Agences sanitaires : des « doublons » qui gaspillent les deniers publics
Avec 1 244 agences recensées en 2010 employant 442 830 personnes, la bureaucratie française se révèle à la hauteur de sa réputation. Statuts juridiques flous, tutelle étatique peu stratégique, gouffres financiers : ces entités indépendantes de l’État mais sous son contrôle sont responsables de grands gaspillages, dénonce l’Inspection générale des finances dans un rapport rendu public aujourd’hui (mais remis au précédent gouvernement en mars 2012). Et la santé n’y serait pas pour rien.
C’est un « champ fortement démembré », écrivent les inspecteurs, énumérant les diverses instances qui ont fleuri récemment : agences régionales de santé, centre national de gestion (CNG), Haute Autorité de santé (HAS), Agence nationale d’appui à la performance des établissements de santé et médico-sociaux (ANAP), Agence nationale de l’évaluation et de la qualité des établissements et services sociaux et médicaux (ANESM).
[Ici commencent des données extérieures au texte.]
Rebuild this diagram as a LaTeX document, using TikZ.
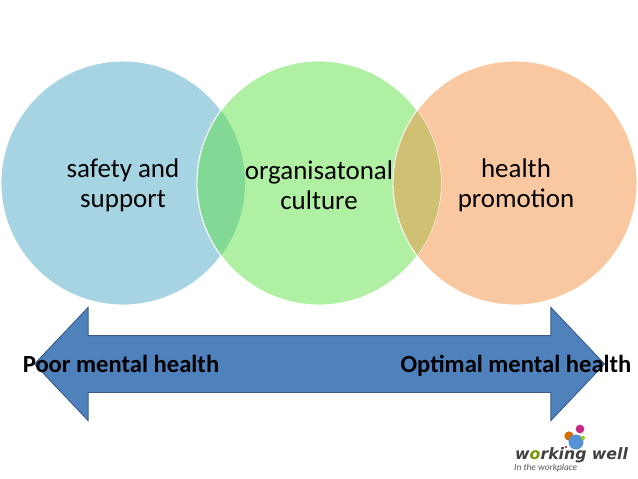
\documentclass[tikz,border=0pt]{standalone}
\usepackage{fontspec}
\setmainfont{Carlito}
\newfontfamily\brandfont{DejaVu Sans}
\usepackage{xcolor}
\usetikzlibrary{shapes.arrows}
\definecolor{safetyblue}{RGB}{166,212,227}
\definecolor{culturegreen}{RGB}{176,240,162}
\definecolor{promoorange}{RGB}{250,200,160}
\definecolor{lensgreen}{RGB}{130,217,150}
\definecolor{lensolive}{RGB}{208,192,115}
\definecolor{bandblue}{RGB}{79,129,189}
\definecolor{bandedge}{RGB}{56,93,138}
\begin{document}
\begin{tikzpicture}[x=0.03cm,y=-0.03cm,
  venn/.style={circle, draw=white, thick, inner sep=0pt, minimum size=7.32cm},
  venntext/.style={font=\fontsize{23}{25.5}\selectfont, align=center, inner sep=0pt},
  band/.style={double arrow, draw=bandedge, thick, fill=bandblue, inner sep=0pt,
    minimum height=17.1cm, double arrow head extend=0.84cm, double arrow tip angle=93},
  endlabel/.style={font=\fontsize{21}{24}\selectfont\bfseries, inner sep=0pt, anchor=base},
  dot/.style={circle, inner sep=0pt}
]
\useasboundingbox (0,0) rectangle (638,479);
\fill[white] (0,0) rectangle (638,479);
\node[venn, fill=safetyblue] (safety) at (123,183) {};
\node[venn, fill=promoorange] (promotion) at (515,183) {};
\node[venn, fill=culturegreen] (culture) at (319,183) {};
% lens overlaps
\begin{scope}
  \clip (safety.center) circle (3.66cm);
  \fill[lensgreen] (culture.center) circle (3.66cm);
\end{scope}
\begin{scope}
  \clip (promotion.center) circle (3.66cm);
  \fill[lensolive] (culture.center) circle (3.66cm);
\end{scope}
\draw[white, thick] (culture.center) ++(125:3.66cm) arc (125:235:3.66cm);
\draw[white, thick] (promotion.center) ++(125:3.66cm) arc (125:235:3.66cm);
\node[venntext] (safetytext) at (123,185) {safety and\\support};
\node[venntext] (culturetext) at (319,185) {organisatonal\\culture};
\node[venntext] (promotext) at (516,185) {health\\promotion};

\node[band] (range) at (319.5,364) {\rule{0pt}{1.68cm}};
\node[endlabel] (poor) at (121,372) {Poor mental health};
\node[endlabel] (optimal) at (516,372) {Optimal mental health};

% logo
\node[dot, fill=magenta!80!black, minimum size=0.26cm] (dota) at (580,429) {};
\node[dot, fill=orange!85!black, minimum size=0.28cm] (dotb) at (569,436) {};
\node[dot, fill=cyan!55!blue!70, minimum size=0.45cm] (dotc) at (576,442) {};
\node[dot, fill=lime!80!black, minimum size=0.12cm] (dotd) at (583,438) {};
\node[dot, fill=red!70!black, minimum size=0.07cm] (dote) at (566,447) {};
\node[font=\fontsize{13.4}{13.4}\brandfont\bfseries\itshape, text=black!75, inner sep=0pt, anchor=base west] (brand) at (515,459.5) {w\textcolor{lime!60!black}{o}rking well};
\node[font=\fontsize{8}{8}\selectfont\itshape, text=black!65, inner sep=0pt, anchor=base west] (tagline) at (514,470) {In the workplace};
\end{tikzpicture}
\end{document}
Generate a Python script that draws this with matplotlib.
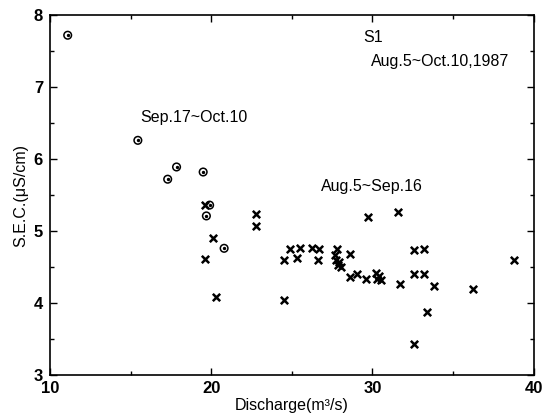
import matplotlib
matplotlib.use("Agg")
import matplotlib.pyplot as plt
from matplotlib.ticker import MultipleLocator

plt.rcParams['font.family'] = ['Liberation Sans', 'DejaVu Sans']

# Sep.17~Oct.10 (circles)
circ_x = [11.1, 15.45, 17.3, 17.85, 19.5, 19.9, 19.7, 20.8]
circ_y = [7.72, 6.26, 5.72, 5.89, 5.82, 5.36, 5.21, 4.76]

# Aug.5~Sep.16 (crosses)
cross_x = [19.6, 19.6, 20.1, 20.3, 22.8, 22.75, 24.5, 24.5, 24.9, 25.3,
           25.5, 26.25, 26.7, 26.65, 27.8, 27.7, 27.75, 27.9, 27.85, 28.05,
           28.6, 28.6, 29.05, 29.6, 29.75, 30.2, 30.25, 30.4, 30.55, 31.6,
           31.7, 32.6, 33.2, 32.6, 33.2, 33.8, 33.4, 32.6, 36.25, 38.8]
cross_y = [5.36, 4.61, 4.91, 4.09, 5.24, 5.07, 4.6, 4.04, 4.75, 4.63,
           4.77, 4.76, 4.75, 4.6, 4.75, 4.67, 4.6, 4.57, 4.53, 4.5,
           4.68, 4.36, 4.41, 4.33, 5.2, 4.42, 4.34, 4.37, 4.32, 5.27,
           4.27, 4.74, 4.75, 4.41, 4.41, 4.23, 3.87, 3.43, 4.19, 4.6]

x_ticks = [10, 20, 30, 40]
y_ticks = [3, 4, 5, 6, 7, 8]

fig = plt.figure(figsize=(5.43, 4.19), dpi=100)
ax = fig.add_axes([0.092, 0.105, 0.891, 0.859])

ax.scatter(cross_x, cross_y, marker='x', s=28, c='black', linewidths=1.8, zorder=3)
ax.scatter(circ_x, circ_y, marker='o', s=30, facecolors='none', edgecolors='black',
           linewidths=1.1, zorder=3)
ax.scatter(circ_x, circ_y, marker='o', s=2, c='black', zorder=4)

ax.set_xlim(10, 40)
ax.set_ylim(3, 8)
ax.set_xticks(x_ticks)
ax.set_yticks(y_ticks)
ax.xaxis.set_minor_locator(MultipleLocator(5))
ax.yaxis.set_minor_locator(MultipleLocator(0.5))
ax.tick_params(which='both', direction='in', top=True, right=True, labelsize=12)
ax.tick_params(axis='y', pad=5)
ax.tick_params(axis='x', pad=4)
ax.tick_params(which='major', length=5, width=1)
ax.tick_params(which='minor', length=3, width=1)
for lab in ax.get_xticklabels() + ax.get_yticklabels():
    lab.set_fontweight('bold')
for s in ax.spines.values():
    s.set_linewidth(1.2)

ax.set_xlabel('Discharge(m³/s)', fontsize=11.5, labelpad=2)
ax.set_ylabel('S.E.C.(μS/cm)', fontsize=11.5, labelpad=4)

ax.text(29.4, 7.69, 'S1', fontsize=11.5, va='center', ha='left')
ax.text(29.9, 7.35, 'Aug.5~Oct.10,1987', fontsize=11.5, va='center', ha='left')
ax.text(15.6, 6.58, 'Sep.17~Oct.10', fontsize=11.5, va='center', ha='left')
ax.text(26.8, 5.62, 'Aug.5~Sep.16', fontsize=11.5, va='center', ha='left')

fig.savefig('out.png', dpi=100)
Dispersions d’efforts et illisibilité
Ces 3 dernières entités sont particulièrement accusées de n’avoir pas de compétences strictement réparties, ce qui provoque des « doublons ».L’ANAP, l’ANESM et la HAS produisent toutes les 3 de recommandations pour améliorer la qualité des établissements sanitaires et sociaux. Si la complémentarité des approches est souvent le cas en pratique, les inspecteurs observent « des dispersions d’efforts et une grande complexité du paysage institutionnel qui brouille sa lisibilité ».
Par exemple, l’ANAP, spécialisée dans l’efficience de la gestion des établissements, a publié en avril 2011 un guide sur les repas dans les établissements de santé et médico-sociaux. L’ANESM aurait pu en faire de même, pointe l’IGF. De son côté, la HAS a participé à la rédaction de 4 recommandations sur 6 établies par l’ANESM en 2010, « illustrant l’importance des thématiques communes ». Elle travaille aussi en très étroite collaboration avec l’ANAP sur l’efficacité de l’organisation des soins, notamment dans le domaine de la chirurgie ambulatoire. « Sans être stricto sensu un doublonnement, une telle configuration se traduit par des coûts de coordination », soulignent les inspecteurs.
Autre critique administrée aux agences du secteur de la santé, leur création provoquerait systématiquement une forte augmentation de moyens humains : autant de postes qui relevaient auparavant des administrations de l’État, devenues, elles, des peaux de chagrin. Ainsi le plafond d’emplois de l’ANAP a été augmenté de 40 équivalents temps plein (ETP) entre 2009 et 2011, par création de postes et le plafond d’emploi actuel du CNG correspond quasiment, selon le rapport, à un doublement des ETP initialement transférés de la direction de l’hospitalisation et de l’organisation des soins.
Des mesures à l’automne
Soulignant la difficulté du contexte, l’IGF préconise d’adopter de nouvelles orientations pour ces entités « créées de façon ponctuelle sans cohérence d’ensemble ». La mission suggère de piocher 2 milliardsd’euros dans les trésoreries excédentaires des agences pour alléger la dette de l’État. Elle recommande de lancer des audits transversaux impliquant l’ensemble des acteurs d’une même politique publique et de supprimer les doublons. Les agences aux activités similaires ou n’atteignant pas la taille critique devraient se rassembler. La tutelle de l’État devrait aussi être renforcée, tant au niveau stratégique que financier, avec un meilleur contrôle des allocations de ressources.
Les ministres de l’Économie, Pierre Moscovici, et du Budget, JérômeCahuzac, ont « accueilli avec intérêt » ces propositions, déclarent-ils dans un communiqué commun. Les premières mesures pourraient intervenir cet automne, avec le projet de loi de programmation des finances publiques. Une « mission de réflexion » sera en outre lancée prochainement dans le cadre du travail sur la réforme de l’action publique, qui devrait aboutir à l’automne 2012 sur une stratégie annoncée par Marylise Lebranchu, ministre de la Réforme de l’État.